## [Do this]
Copy out every line that contains "matplotlib".

## [Supplied material]
• • • • •

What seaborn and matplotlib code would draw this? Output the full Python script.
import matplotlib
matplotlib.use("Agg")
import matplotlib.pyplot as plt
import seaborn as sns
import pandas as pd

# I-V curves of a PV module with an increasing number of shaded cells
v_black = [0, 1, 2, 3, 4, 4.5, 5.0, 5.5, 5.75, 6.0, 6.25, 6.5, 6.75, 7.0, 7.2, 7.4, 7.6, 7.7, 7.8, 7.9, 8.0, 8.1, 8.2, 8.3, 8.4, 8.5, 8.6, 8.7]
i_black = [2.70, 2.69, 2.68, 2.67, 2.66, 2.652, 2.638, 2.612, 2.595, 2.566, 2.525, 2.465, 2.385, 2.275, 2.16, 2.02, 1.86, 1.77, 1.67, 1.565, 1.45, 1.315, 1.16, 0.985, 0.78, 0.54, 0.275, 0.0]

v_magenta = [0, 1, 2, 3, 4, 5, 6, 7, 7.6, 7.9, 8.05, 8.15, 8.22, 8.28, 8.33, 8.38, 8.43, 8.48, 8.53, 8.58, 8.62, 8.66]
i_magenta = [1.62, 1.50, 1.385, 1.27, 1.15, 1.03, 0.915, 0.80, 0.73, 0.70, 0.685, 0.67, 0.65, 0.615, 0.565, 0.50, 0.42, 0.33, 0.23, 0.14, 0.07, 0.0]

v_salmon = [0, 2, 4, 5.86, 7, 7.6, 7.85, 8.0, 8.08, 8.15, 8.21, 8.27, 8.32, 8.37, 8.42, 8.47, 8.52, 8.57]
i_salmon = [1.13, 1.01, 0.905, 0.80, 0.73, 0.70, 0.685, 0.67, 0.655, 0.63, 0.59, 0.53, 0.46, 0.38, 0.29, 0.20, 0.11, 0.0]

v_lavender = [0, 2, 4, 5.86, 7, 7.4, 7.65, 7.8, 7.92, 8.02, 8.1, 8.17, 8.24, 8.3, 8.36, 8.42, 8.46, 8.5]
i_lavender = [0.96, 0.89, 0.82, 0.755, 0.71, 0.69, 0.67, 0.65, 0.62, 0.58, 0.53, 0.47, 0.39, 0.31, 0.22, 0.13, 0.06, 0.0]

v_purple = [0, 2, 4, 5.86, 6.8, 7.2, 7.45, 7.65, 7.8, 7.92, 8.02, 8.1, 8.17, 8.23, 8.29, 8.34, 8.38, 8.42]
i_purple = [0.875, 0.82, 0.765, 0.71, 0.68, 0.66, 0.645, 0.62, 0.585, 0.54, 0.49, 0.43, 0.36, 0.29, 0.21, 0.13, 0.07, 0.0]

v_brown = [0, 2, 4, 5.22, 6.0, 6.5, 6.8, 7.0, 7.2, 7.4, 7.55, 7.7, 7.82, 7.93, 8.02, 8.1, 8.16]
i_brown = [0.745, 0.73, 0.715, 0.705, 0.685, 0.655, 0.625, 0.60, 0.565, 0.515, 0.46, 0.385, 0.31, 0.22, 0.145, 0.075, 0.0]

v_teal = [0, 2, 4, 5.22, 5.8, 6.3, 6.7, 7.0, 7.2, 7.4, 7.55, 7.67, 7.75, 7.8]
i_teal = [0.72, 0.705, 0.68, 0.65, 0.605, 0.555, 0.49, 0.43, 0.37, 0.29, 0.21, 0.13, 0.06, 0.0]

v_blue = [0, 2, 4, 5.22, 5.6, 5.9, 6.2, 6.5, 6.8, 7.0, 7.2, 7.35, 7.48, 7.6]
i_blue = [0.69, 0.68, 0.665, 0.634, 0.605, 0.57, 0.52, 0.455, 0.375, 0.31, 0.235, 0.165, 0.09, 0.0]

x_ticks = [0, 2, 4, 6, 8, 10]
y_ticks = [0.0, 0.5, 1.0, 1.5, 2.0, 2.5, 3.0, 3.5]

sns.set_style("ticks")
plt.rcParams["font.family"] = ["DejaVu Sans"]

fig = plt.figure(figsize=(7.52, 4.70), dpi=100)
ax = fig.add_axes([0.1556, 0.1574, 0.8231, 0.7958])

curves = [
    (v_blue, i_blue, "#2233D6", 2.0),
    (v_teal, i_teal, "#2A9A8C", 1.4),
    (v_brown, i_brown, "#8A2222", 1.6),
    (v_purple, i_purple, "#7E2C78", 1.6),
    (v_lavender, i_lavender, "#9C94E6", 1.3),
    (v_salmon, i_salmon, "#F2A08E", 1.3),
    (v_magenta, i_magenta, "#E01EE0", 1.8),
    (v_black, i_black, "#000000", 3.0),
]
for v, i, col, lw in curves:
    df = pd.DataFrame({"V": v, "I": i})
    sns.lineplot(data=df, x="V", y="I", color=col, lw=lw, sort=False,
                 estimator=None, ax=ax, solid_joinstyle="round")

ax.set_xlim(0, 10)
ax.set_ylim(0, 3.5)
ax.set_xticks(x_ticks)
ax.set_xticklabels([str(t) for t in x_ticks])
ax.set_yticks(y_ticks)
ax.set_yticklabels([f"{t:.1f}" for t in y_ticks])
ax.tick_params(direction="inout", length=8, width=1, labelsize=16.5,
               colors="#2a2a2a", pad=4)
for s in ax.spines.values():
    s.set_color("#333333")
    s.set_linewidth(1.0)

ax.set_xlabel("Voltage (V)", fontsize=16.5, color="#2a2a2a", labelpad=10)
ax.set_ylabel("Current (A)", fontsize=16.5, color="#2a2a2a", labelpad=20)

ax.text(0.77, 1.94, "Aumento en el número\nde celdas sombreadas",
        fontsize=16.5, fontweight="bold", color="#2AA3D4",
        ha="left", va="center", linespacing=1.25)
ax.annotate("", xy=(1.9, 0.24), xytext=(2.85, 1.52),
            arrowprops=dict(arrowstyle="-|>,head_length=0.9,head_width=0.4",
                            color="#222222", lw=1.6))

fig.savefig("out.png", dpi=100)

• • • • •

## [Finished exercise]
What seaborn and matplotlib code would draw this? Output the full Python script.
import matplotlib
matplotlib.use("Agg")
import matplotlib.pyplot as plt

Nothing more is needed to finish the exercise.